By Ashley Finill

Last week saw more disappointment for the pound as it slumped once again against the majors. More poor economic data came from the UK as the economy continues to struggle. On Friday retail sale figures from the UK came out at 0.9% following May’s poor reading of -2.8% but this still undershot expectations and as a result kept unneeded pressure on the struggling pound throughout Friday trading. The improvement from May was down to food sales and said that due to the improved weather in June more people were spending their money. Following the retail sales figure, Sterling lost just over half a cent on both the Euro and USD over the course of the day. Today the UK Prime Minister Kier Starmer meets the US president Donald Trump in Scotland.
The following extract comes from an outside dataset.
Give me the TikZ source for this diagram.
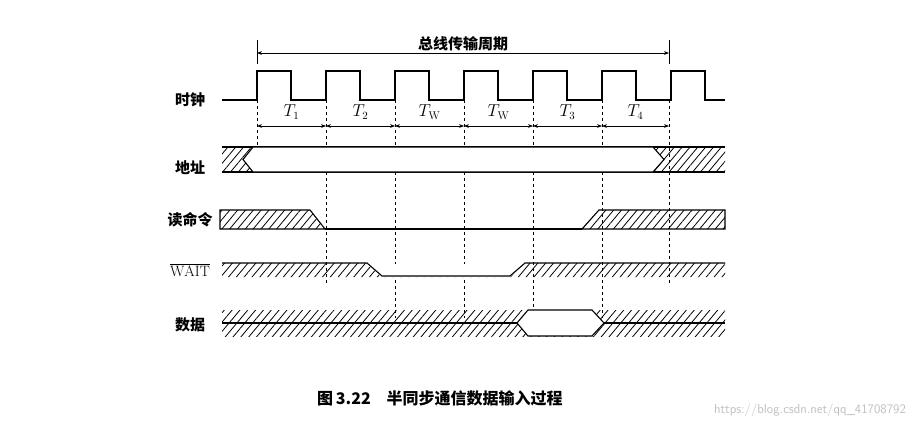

They are expected to talk about trying to aid a ceasefire deal with Israel in Gaza, they are also set to talk about the transatlantic trade agreement made in May with the hopes of several of the tariffs imposed on the UK to be lowered. Ahead of the talks, the White House said the talks would allow the two nations to refine the “historic” US-UK trade deal.
Trade Agreement Between US & EU
Yesterday afternoon US President Donald Trump announced that the US and the EU had agreed a trade deal after months of negotiations. Trump speaking in Scotland today said it was the “biggest deal ever made” and will be great for cars as well as having a big impact on agriculture. The US will still impose a 15% tariff on most EU good coming into America, but that is half of the 30% that was initially put on the EU a few months ago, when Donald Trump embarked on his trade war against trading countries with the US. Following the agreement being struck late yesterday afternoon the markets reacted, which spelled bad news for the Pound as it again miserably slumped against the Euro, bringing fresh lows against the single currency. GBP/EUR is now at the lowest point seen since November 2023 as investors continue to back away from the pound, as we have seen for most of 2025. This month Sterling has lost over 2% against the Euro, with just under 1% lost last week alone; this just highlights the fragile and weakened state the pound is in and with not much on the horizon to breathe life back into it. Next week the Bank of England meet to announce their decision on interest rates in the UK, there are mixed reports on whether the BoE will cut on Thursday next, but should they feel a cut is necessary then we can expect the Pound to be in further trouble against the majors.
Data this week
It’s quiet week for data in the UK as there are no major releases of note however, there are a raft of data releases taking place this week from across the world that are likely to cause some volatility throughout this week’s trading, albeit no data to take note of on Monday. On Tuesday in the US, Housing Price Index, Consumer Confidence and JOLTS job openings data is post in the afternoon from 1pm. On Wednesday, GDP is posted in the EU at 9am. Wednesday afternoon at 12.30pm, the US post ADP Employment Change and GDP. At 1.45pm, Canada will announce their interest rate decision which is expected to remain at 2.75%. At 6pm, the US announce their interest rate decision, they are also expected to hold at 4.5%. On Thursday, at 9am the EU post the unemployment rate. At 12.30pm Canada post GDP, whilst the US post employment data at the same time. Finishing off the week on Friday, at 9am the EU post Harmonised index of consumer prices. In the afternoon, the US post Non-Farm payrolls at 12.30pm, at 1.30pm Canada post S&P PMI and finally finishing off the week the US post ISM Manufacturing PMI.